23. The apparatus of claim 22, further comprising means for driving the means for limiting the angular distribution of light into the first state by causing a first voltage to be applied to a first actuation means coupled to the means for limiting the angular distribution of light and for driving the means for limiting the angular distribution of light into the second state by causing a second voltage to be applied to a second actuation means coupled to the means for limiting the angular distribution of light.

24. The apparatus of claim 22, further comprising means for driving, at a first time, the means for limiting the angular distribution of light to the first state in conjunction with providing a corresponding display element image data corresponding to a first eye image and for driving, at a second time, the means for limiting the angular distribution of light to the second state in conjunction with providing the corresponding display element image data corresponding to a second eye image.

25. The apparatus of claim 22, wherein means for limiting the angular distribution of light is coupled to a common voltage source such that, at a first time, the means for limiting the angular distribution of light are driven to the first state in conjunction with providing the display elements image data corresponding to a first eye image and at a second time, the means for limiting the angular distribution of light are driven to the second state in conjunction with providing the display elements image data corresponding to a second eye image.

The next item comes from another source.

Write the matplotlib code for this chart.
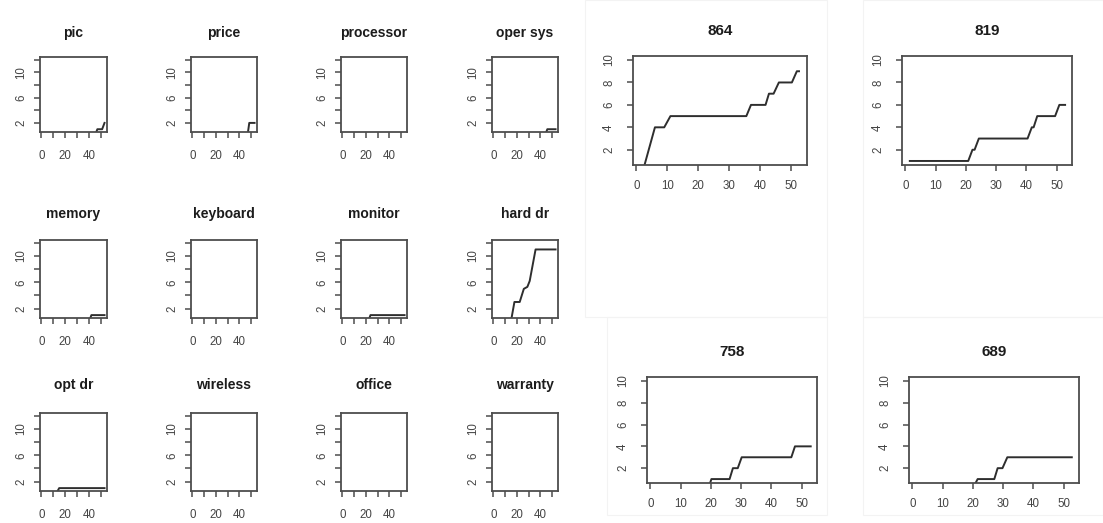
"""Cumulative mention counts per week: twelve feature panels plus four product panels."""

import matplotlib
matplotlib.use("Agg")
import matplotlib.pyplot as plt
from matplotlib.patches import Rectangle

W, H = 1103, 523

INK = "#1c1c1c"
LINE = "#2e2e2e"
AXIS = "#4d4d4d"
LABEL = "#444444"
FAINT = "#f3f3f3"

plt.rcParams["font.family"] = ["Liberation Sans", "DejaVu Sans"]

# ---- feature panels (week vs cumulative count) ----------------------------
pic_x, pic_y = [45, 47, 51, 53], [0, 1, 1, 2]
price_x, price_y = [47, 48.5, 53], [0, 2, 2]
processor_x, processor_y = [1, 53], [0, 0]
opersys_x, opersys_y = [44, 46, 53], [0, 1, 1]
memory_x, memory_y = [40, 42, 53], [0, 1, 1]
keyboard_x, keyboard_y = [1, 53], [0, 0]
monitor_x, monitor_y = [22, 24, 53], [0, 1, 1]
harddr_x = [15, 18, 22.5, 26, 29, 31, 36, 53]
harddr_y = [0, 3, 3, 5, 5.3, 6.2, 11, 11]
optdr_x, optdr_y = [1, 12, 15, 53], [0, 0, 1, 1]
wireless_x, wireless_y = [1, 53], [0, 0]
office_x, office_y = [1, 53], [0, 0]
warranty_x, warranty_y = [1, 53], [0, 0]

SMALL = [
    ("pic", pic_x, pic_y), ("price", price_x, price_y),
    ("processor", processor_x, processor_y), ("oper sys", opersys_x, opersys_y),
    ("memory", memory_x, memory_y), ("keyboard", keyboard_x, keyboard_y),
    ("monitor", monitor_x, monitor_y), ("hard dr", harddr_x, harddr_y),
    ("opt dr", optdr_x, optdr_y), ("wireless", wireless_x, wireless_y),
    ("office", office_x, office_y), ("warranty", warranty_x, warranty_y),
]
SMALL_XTICKS = [0, 10, 20, 30, 40, 50]
SMALL_XLABELS = ["0", "", "20", "", "40", ""]
SMALL_YTICKS = [2, 4, 6, 8, 10, 12]
SMALL_YLABELS = ["2", "", "6", "", "10", ""]

# ---- product panels ---------------------------------------------------------
p864_x = [2, 6, 9, 11, 35.5, 37, 41.7, 42.8, 44.3, 46, 50.2, 51.8, 52.5]
p864_y = [0, 4, 4, 5, 5, 6, 6, 7, 7, 8, 8, 9, 9]
p819_x = [1.5, 20.8, 22.2, 22.9, 24.3, 40.4, 41.8, 42.4, 43.6, 49.5, 50.9, 52.8]
p819_y = [1, 1, 2, 2, 3, 3, 4, 4, 5, 5, 6, 6]
p758_x = [19, 20.2, 26.2, 27.3, 28.9, 30.2, 46.6, 47.8, 53]
p758_y = [0, 1, 1, 2, 2, 3, 3, 4, 4]
p689_x = [19.7, 21.6, 27.1, 28.2, 29.8, 31.4, 52.7]
p689_y = [0, 1, 1, 2, 2, 3, 3]

BIG = [("864", p864_x, p864_y), ("819", p819_x, p819_y),
       ("758", p758_x, p758_y), ("689", p689_x, p689_y)]
BIG_XTICKS = [0, 10, 20, 30, 40, 50]
BIG_YTICKS = [2, 4, 6, 8, 10]


def add_box(fig, left, top, right, bottom):
    return fig.add_axes([left / W, 1 - bottom / H, (right - left) / W, (bottom - top) / H])


def style_axis(ax, title, title_px, title_size, ylim, yticks, ylabels,
               xticks, xlabels, xpad, ypad):
    ax.set_xlim(-1.08, 55.08)
    ax.set_ylim(*ylim)
    for side in ax.spines.values():
        side.set_color(AXIS)
        side.set_linewidth(1.3)
    ax.set_xticks(xticks, xlabels)
    ax.set_yticks(yticks, ylabels)
    ax.tick_params(direction="out", length=4.4, width=1.1, color=AXIS,
                   labelcolor=LABEL, labelsize=8.3)
    ax.tick_params(axis="x", pad=xpad)
    ax.tick_params(axis="y", pad=ypad, labelrotation=90)
    for lab in ax.get_yticklabels():
        lab.set_va("center")
    ax.annotate(title, xy=(0.5, 1), xycoords="axes fraction",
                xytext=(0, title_px * 0.72), textcoords="offset points",
                ha="center", va="center", fontsize=title_size,
                fontweight="bold", color=INK)


def main() -> None:
    fig = plt.figure(figsize=(W / 100, H / 100), dpi=100)
    fig.set_facecolor("white")

    # faint edges of the pasted screenshots on the right
    for l, t, r, b in [(585, 0, 827, 317), (863, 0, 1103, 317),
                       (607, 317, 827, 515), (863, 317, 1103, 515)]:
        fig.add_artist(Rectangle((l / W, 1 - b / H), (r - l) / W, (b - t) / H,
                                 transform=fig.transFigure, fill=False,
                                 edgecolor=FAINT, linewidth=0.8))

    cols = [(40, 107), (191, 257), (341, 407), (492, 558)]
    rows = [(57, 132, 24), (240, 318, 26), (413, 491, 28)]
    for i, (title, xs, ys) in enumerate(SMALL):
        l, r = cols[i % 4]
        t, b, off = rows[i // 4]
        ax = add_box(fig, l, t, r, b)
        ax.plot(xs, ys, color=LINE, linewidth=1.4)
        style_axis(ax, title, off, 10, (0.56, 12.44), SMALL_YTICKS, SMALL_YLABELS,
                   SMALL_XTICKS, SMALL_XLABELS, xpad=8.5, ypad=4.8)

    big_boxes = [(633, 56, 807, 165), (902, 56, 1072, 165),
                 (647, 377, 817, 483), (909, 377, 1079, 483)]
    for (title, xs, ys), (l, t, r, b) in zip(BIG, big_boxes):
        ax = add_box(fig, l, t, r, b)
        ax.plot(xs, ys, color=LINE, linewidth=1.4)
        style_axis(ax, title, 24.5, 11, (0.64, 10.36), BIG_YTICKS,
                   [str(v) for v in BIG_YTICKS], BIG_XTICKS,
                   [str(v) for v in BIG_XTICKS], xpad=6.5, ypad=8.5)

    fig.savefig("out.png", dpi=100, facecolor="white")
    plt.close(fig)


if __name__ == "__main__":
    main()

26. The apparatus of claim 22, further comprising means for independently driving a first set of the means for limiting the angular distribution of light to the first state in conjunction with providing a corresponding set of display elements image data corresponding to a portion of a first eye image and for independently driving a second set of the means for limiting the angular distribution of light to the second state in conjunction with providing a corresponding set of display elements image data corresponding to a portion of a second eye image.